Wal-Mart has warned bloggers against lifting text from the e-mail it sends them. After apparently noticing the practice, Mr. Manson asked them to "resist the urge," because "I'd be sick if someone ripped you because they noticed a couple of bloggers with nearly identical posts."

But Mr. Manson has not encouraged bloggers to reveal that they communicate with Wal-Mart or to attribute information to either the retailer or Edelman, Ms. Williams of Wal-Mart said.

To be sure, some bloggers who post material from Mr. Manson's e-mail do disclose its origins, mentioning Mr. Manson and Wal-Mart by name. But others refer to Mr. Manson as "one reader," say they received a "heads up" about news from Wal-Mart or disclose nothing at all.

Mr. Pickrell, the 37-year-old who runs the Iowa Voice blog, said he began receiving updates from Wal-Mart in January. Like Mr. Beller, of Crazy Politico, Mr. Pickrell had criticized the Maryland legislature over its health care law before Wal-Mart contacted him.

Since then, he has written at least three postings that contain language identical to sentences in e-mail from Mr. Manson. In one, which Mr. Pickrell attributed to a "reader," he reported that Wal-Mart was about to announce that a store in Illinois received 25,000 applications for 325 jobs. "That's a 1.3 percent acceptance rate," the message read. "Consider this: Harvard University (undergraduate) accepts 11 percent of applicants. The Navy Seals accept 5 percent of applicants."

Asked in a telephone interview about the resemblance of his postings to Mr. Manson's, Mr. Pickrell said: "I probably cut and paste a little bit and I should not have," adding that "I try to write my posting in my own words."

In an e-mail message sent after the interview, Mr. Pickrell said he received e-mail from many groups, including those opposed to Wal-Mart, which he uses as a starting point to "do my own research on a topic."

"I draw my own conclusions when I form my opinions," he said.

Mr. Pickrell, explaining his support for Wal-Mart, said he shops there regularly and is impressed with how his mother-in-law, a Wal-Mart employee, is treated. "They go real out of their way for their people," he said.

Wal-Mart's blogging initiative is part of a ballooning public relations campaign developed in consultation with Edelman to help Wal-Mart as two groups, Wal-Mart Watch and Wake Up Wal-Mart, aggressively prod it to change. The groups operate blogs that receive posts from current and former Wal-Mart employees, elected leaders and consumers.

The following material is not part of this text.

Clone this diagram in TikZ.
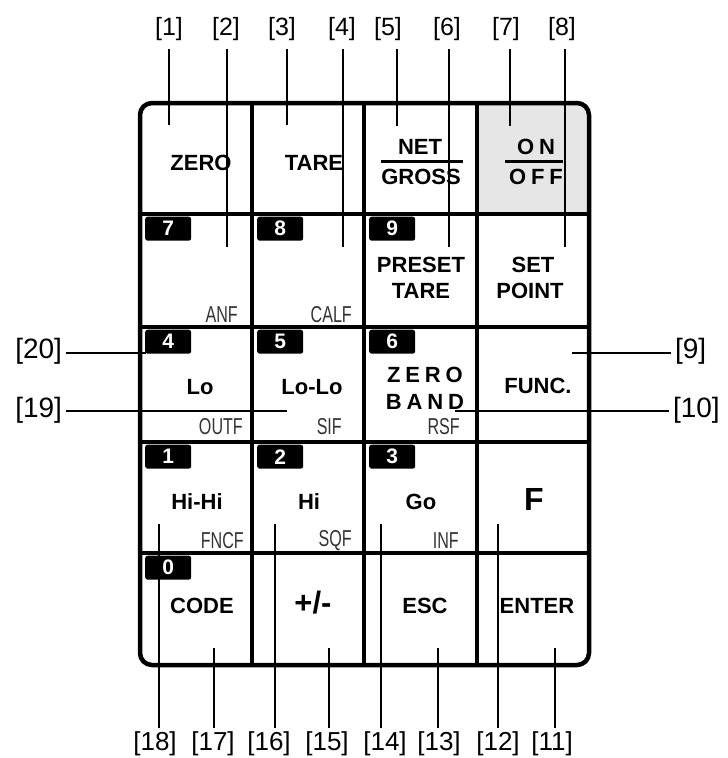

Edelman also helped Wal-Mart develop a political-style war room, staffed by former political operatives, which monitors and responds to the retailer's critics, and helped create Working Families for Wal-Mart, a new group that is trying to build support for the company in cities across the country.

At Edelman, Mr. Manson, who sends many of the e-mail messages to bloggers, works closely on the Wal-Mart account with Mike Krempasky, a co-founder of RedState.org, a conservative blog. Both are regular bloggers, which in Mr. Manson's case means he has written critically of individuals and groups Wal-Mart may eventually call on for support.

Before he was hired by Edelman in November, Mr. Manson wrote on the Human Events Online blog that members of the San Francisco city council were "dolts" and "twits" for rejecting a proposed World War II memorial and that every day "the United Nations slides further and further into irrelevance." After he was hired, Mr. Manson wrote that the career of Senator Lincoln Chafee of Rhode Island was marked by "pointless indecision."

Wal-Mart declined to make Mr. Manson available for comment. Ms. Williams said, "It is not Wal-Mart's role to monitor the opinions of our consultants or how they express them on their own time."

In a sign of how eager Wal-Mart is to develop ties to bloggers, the company has invited them to a media conference to be held at its headquarters in April. In e-mail messages, Wal-Mart has polled several bloggers about whether they would make the trip, which the bloggers would have to pay for themselves.

Mr. Reynolds of Instapundit.com said he recently was invited to Wal-Mart's offices but declined. "Bentonville, Arkansas," he said, "is not my idea of a fun destination."